One of the easiest ways to buy Bitcoins is through crypto trading platforms. Today, almost all platforms comply with KYC (Know Your Customer) and AML (Anti-Money Laundering) principles. In line with these principles, users must declare their identity information while registering for crypto trading platforms. Some platforms allow users to make Bitcoin transactions without exceeding certain limits and without revealing their identity information to their users.

The security of Bitcoin working with blockchain technology has been among the most questioned and speculated issues since the birth of cryptocurrencies. In the first years of its emergence, Bitcoin, which was frequently introduced for use in terrorist financing, money laundering, and illegal payments due to its semi-anonymity, often made headlines with hacking incidents and fear. However, today it is possible to say that it appeals to a vast audience and can be used as an investment tool.

The Bitcoin network has a high level of security. Blockchain technology allows transactions to be carried out within a high-security framework thanks to its distributed cryptography infrastructure. No hack or theft has ever happened directly over the Bitcoin network. Infrastructure problems of low-security platforms traps are Ponzi Schema; security weaknesses caused by people or intermediaries through fishing and similar means can cause such events to occur.

The UK Treasury said that Bitcoin is preferred for cybercrime, not money laundering. In the monetary policies report prepared by the United Kingdom Undersecretariat of Treasury, statements were made about cryptocurrencies, especially bitcoin. Using a quote from the National Crime Agency report, the use of Bitcoin in the criminal world was examined. The report pointed out that Bitcoin is not a suitable tool for money laundering.

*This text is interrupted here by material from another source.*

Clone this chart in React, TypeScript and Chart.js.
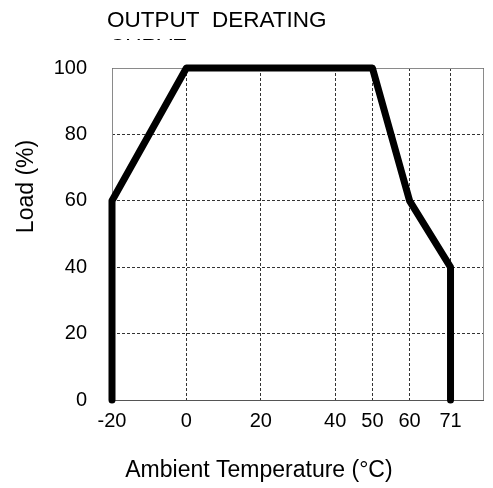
import React, { useEffect, useRef } from "react";
import { Chart, registerables } from "chart.js";

Chart.register(...registerables);

const TEMPERATURE = [-20, -20, 0, 50, 60, 71, 71];
const LOAD = [0, 60, 100, 100, 60, 40, 0];
const X_TICKS = [-20, 0, 20, 40, 50, 60, 71];
const Y_TICKS = [0, 20, 40, 60, 80, 100];
const TITLE_LINES = ["OUTPUT  DERATING", "CURVE"];
const X_TITLE = "Ambient Temperature (°C)";
const Y_TITLE = "Load (%)";

const FONT = '"Liberation Sans", Arial, sans-serif';

export default function App() {
  const ref = useRef<HTMLCanvasElement>(null);

  useEffect(() => {
    const canvas = ref.current;
    if (!canvas) return;

    const framePlugin = {
      id: "frameAndTexts",
      beforeDatasetsDraw(chart: any) {
        const { ctx, chartArea: a } = chart;
        ctx.save();
        ctx.lineWidth = 1;
        ctx.setLineDash([]);
        ctx.strokeStyle = "#8a8a8a";
        ctx.beginPath();
        ctx.moveTo(a.left + 0.5, a.bottom);
        ctx.lineTo(a.left + 0.5, a.top + 0.5);
        ctx.lineTo(a.right - 0.5, a.top + 0.5);
        ctx.lineTo(a.right - 0.5, a.bottom);
        ctx.stroke();
        ctx.strokeStyle = "#555";
        ctx.beginPath();
        ctx.moveTo(a.left, a.bottom + 0.5);
        ctx.lineTo(a.right, a.bottom + 0.5);
        ctx.stroke();
        ctx.restore();
      },
      afterDraw(chart: any) {
        const { ctx, chartArea: a } = chart;
        ctx.save();
        ctx.fillStyle = "#000";
        ctx.font = `22.5px ${FONT}`;
        ctx.textAlign = "left";
        ctx.textBaseline = "alphabetic";
        ctx.fillText(TITLE_LINES[0], 99, 19);
        ctx.save();
        ctx.beginPath();
        ctx.rect(0, 0, chart.width, 32);
        ctx.clip();
        ctx.fillText(TITLE_LINES[1], 101, 46);
        ctx.restore();

        ctx.font = `23px ${FONT}`;
        ctx.textAlign = "center";
        ctx.fillText(X_TITLE, a.left + (a.right - a.left) * 0.395, 469);

        ctx.translate(25, 178.5);
        ctx.rotate(-Math.PI / 2);
        ctx.fillText(Y_TITLE, 0, 0);
        ctx.restore();
      },
    };

    const chart = new Chart(canvas, {
      type: "line",
      data: {
        datasets: [
          {
            data: TEMPERATURE.map((x, i) => ({ x, y: LOAD[i] })),
            borderColor: "#000",
            backgroundColor: "#000",
            borderWidth: 7,
            pointRadius: 0,
            borderCapStyle: "round",
            borderJoinStyle: "round",
            tension: 0,
            clip: false,
          } as any,
        ],
      },
      options: {
        animation: false,
        responsive: true,
        maintainAspectRatio: false,
        layout: { padding: { top: 60, right: 1, left: 0, bottom: 0 } },
        plugins: {
          legend: { display: false },
          title: { display: false },
          tooltip: { enabled: false },
        },
        scales: {
          x: {
            type: "linear",
            min: -20,
            max: 80,
            afterBuildTicks: (scale: any) => {
              scale.ticks = X_TICKS.map((v) => ({ value: v }));
            },
            afterFit: (scale: any) => {
              scale.height = 88;
            },
            ticks: {
              autoSkip: false,
              maxRotation: 0,
              padding: 9,
              color: "#000",
              font: { family: FONT, size: 20 },
            },
            grid: {
              color: "#333",
              lineWidth: 1,
              drawTicks: false,
              tickLength: 0,
            },
            border: { display: false, dash: [3, 2] },
          },
          y: {
            min: 0,
            max: 100,
            afterBuildTicks: (scale: any) => {
              scale.ticks = Y_TICKS.map((v) => ({ value: v }));
            },
            afterFit: (scale: any) => {
              scale.width = 104;
            },
            ticks: {
              padding: 25,
              color: "#000",
              font: { family: FONT, size: 20 },
            },
            grid: {
              color: "#333",
              lineWidth: 1,
              drawTicks: false,
              tickLength: 0,
            },
            border: { display: false, dash: [3, 2] },
          },
        },
      },
      plugins: [framePlugin],
    });

    return () => chart.destroy();
  }, []);

  return (
    <div style={{ position: "fixed", left: 8, top: 8, width: 477, height: 480 }}>
      <canvas ref={ref} />
    </div>
  );
}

Essential AML insights for crypto, covering global regulations, compliance challenges and more.

Most Highlight Results

  • Cryptocurrencies can be an effective tool to secure financial inclusion.
    • %50 Agree %20 Neither Agree nor Disagree, %26 Disagree
  • When thinking about the global use of cryptocurrency, do you think of it mainly as a risk or opportunity? 
    • Risk%55, opportunity %26, Neutral %14
  •  Are you mainly worried about criminal activity or consumer protection when thinking about cryptocurrency risk?
    • Criminal Activity %61, neutral %20, Consumer Protection %17
  • How prepared do you feel that cryptocurrency exchanges are to deal with and protect against the above cybercrime activities?
    • Unprepared %51, Neutral %21, Prepared %15 
  •  Cryptocurrency transactions are compatible with sanction screening and transaction monitoring.
    • Disagree %49, Neither Agree nor Disagree %19, Agree %29.
  •  Cryptocurrency transactions offer more transparency than traditional financial transactions.
    • %54 Disagree, %17 Neither Agree nor Disagree, %27 Agree.
  • Cryptocurrency service providers have a firm grasp on AML/CFT compliance.
    • %50 Disagree, %23 Neither Agree nor Disagree, %20 Agree.
  • In five years, cryptocurrencies will be an effective tool for financial inclusion.
    • %46 Agree%23, NeitherAgree nor Disagree, %24 Disagree.

The survey shows that respondents are divided over whether they see cryptocurrency as a risk or an opportunity. There is a significant difference between government and financial industry perceptions and the votes of those directly involved in the crypto industry. The cryptocurrency industry believes that transactions offer more transparency than traditional financial transactions. Rick Mcdonell, the co-author of the survey, said, " The survey results give a unique global insight into how respondents and the crypto industry itself think about cryptocurrency: its potential and risky."


money laundering and terrorist financing risks facing by crypto industry and guide for prevention


Understanding the Risks of Regulated Banks 

Leaked official FinCen documents revealed that five major banks - Deutsche Bank, HSBC, JP Morgan, Bank of New York Mellon, and Standard Chartered Bank - were laundering money. The leak of The official Financial Crimes Enforcement Network (FinCEN) documents revealed that more than $ two trillion US dollars were laundered. As a result of this incident, financial institutions became skeptical about implementing AML laws. On the other hand, Dirty money still flows freely into infamous global banks.

Today, financial institutions should be able to handle transactional risk in real-time to protect their customers without reducing the customer experience or transaction process. This requires a compound of broad insights and specific tactics, including machine learning, artificial intelligence, real-time transactional data analysis, and greater collaboration across the industry to uncover potential criminal activity. Investing in technology and performing the necessary processes is essential in preventing financial crimes and other illegal activities with which it is often associated, such as human trafficking and terrorist financing.

Regulation plays an essential role in preventing financial crime, but regulatory compliance is not a magic wand, especially in a fast-moving industry. Financial institutions should consider the risks they face and take the necessary measures to reduce these risks and protect their customers.